Good comments, thanks. I haven’t noticed much difference in AM radio reception myself. I sometimes listen at night to an AM station from LA, fades in and out as it always does. I haven’t noticed any other suspicious electronics problems so far. The part of the radio that glitched last weekend is powered by a battery, maybe related. I also have a short wave radio, but those bands became nearly unusable with the introduction of compact florescent and led home-lighting.
That must be a very low-powered station!
When I was in my teens, my Sunday night routine included listening to the rock music on WOWO, in Ft. Wayne, Indiana, because all of the radio stations in the NYC metro area played only religious programming on Sunday nights. While the signal was weak, it managed to travel–without ever fading-out–about twice the distance as the signal that you get from L.A.
I still remember that one of the major sponsors of WOWO’s Sunday night show was the local McDonald’s franchise (“It’s located at xxxxx on the California Road, folks”. That chain was a mystery to me at the time because they did not come to my part of the US until several years later.
I was driving from Southern Illinois to eastern Indiana back in the winter of 1964. I was travelling at night in my 1954 Buick with the signal seeking a.m. radio. The person riding with me turned on the radio and hit the bar on the radio. A station came in very clearly and we assumed it was an Indianapolis station. The weather kept getting worse, but the announcer on the radio station talked about how nice the weather was. As the snow storm kept getting worse, we found the radio station was in Texas. It faded out after about 10 minutes.
One summer when I was out mowing yard, .my dad called me in. He wanted me to see what was on television. Now we live in east central Indiana. I didn’t see anything strange about the news program until the announcer talked about high tides and low tides for the day. The station was from Corpus Christy, Texas. It stayed on for about 10 minutes and then the Indianapolis station came back on that channel.
Car radios of that era were the best ever. They were heavy, used vacuum tubes, and drew a lot of power from the battery. When transistor radios replaced tube radios in cars (ca. 1960) the glory days were over.
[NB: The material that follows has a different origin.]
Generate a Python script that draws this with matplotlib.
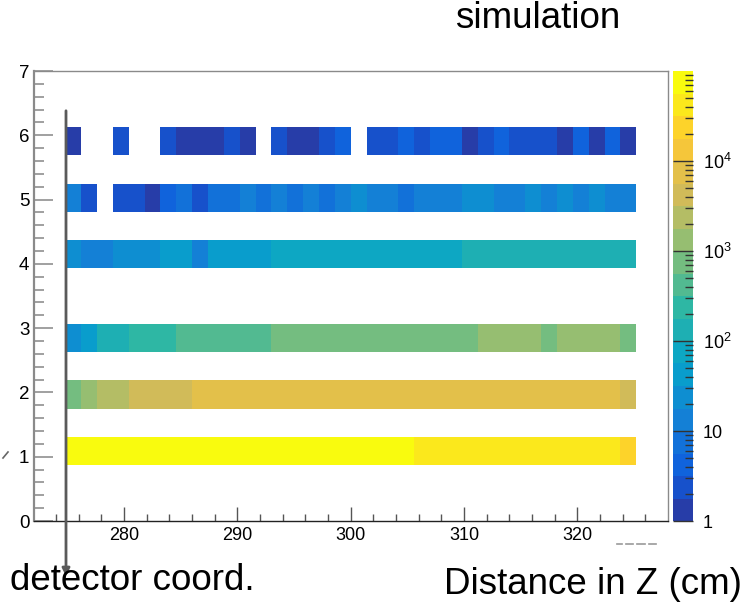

Lighter, cheaper, and less power draw were what the carmakers wanted. Actual tech specs like sensitivity, selectivity, and noise rejection were relegated to a lower priority.
You are joking. At least I hope you are.
Not joking at all. Sure, there is some nostalgia involved - but for great reception of AM stations, near and far, things went downhill when transistor car radios became the norm. That’s not the fault of the transistors. In the drive to simplify, lighten, miniaturize, and make car radios less expensive, the actual reception performance on the AM band was degraded - as if that was a lesser priority.
Concur, tube radios produce a better quality audio signal. But transistor radios are so much better in other ways —much longer mean time before failure, much lower power use, lower heat production — that tube radios are rarely sold these days, and I much doubt they are factory installed in any new cars at all, even luxury models.
For crying out loud. Why would any vehicle manufacture use an outdated system ?
Only if the transistor radio is a poor/cheap design.
+1
When I used to listen to WOWO (Ft Wayne, Indiana) on Sunday nights at my home in Northern NJ, I was using a small '60s era Zenith transistor radio that cost less than $20. Perhaps later models weren’t as good, but that little Zenith was excellent.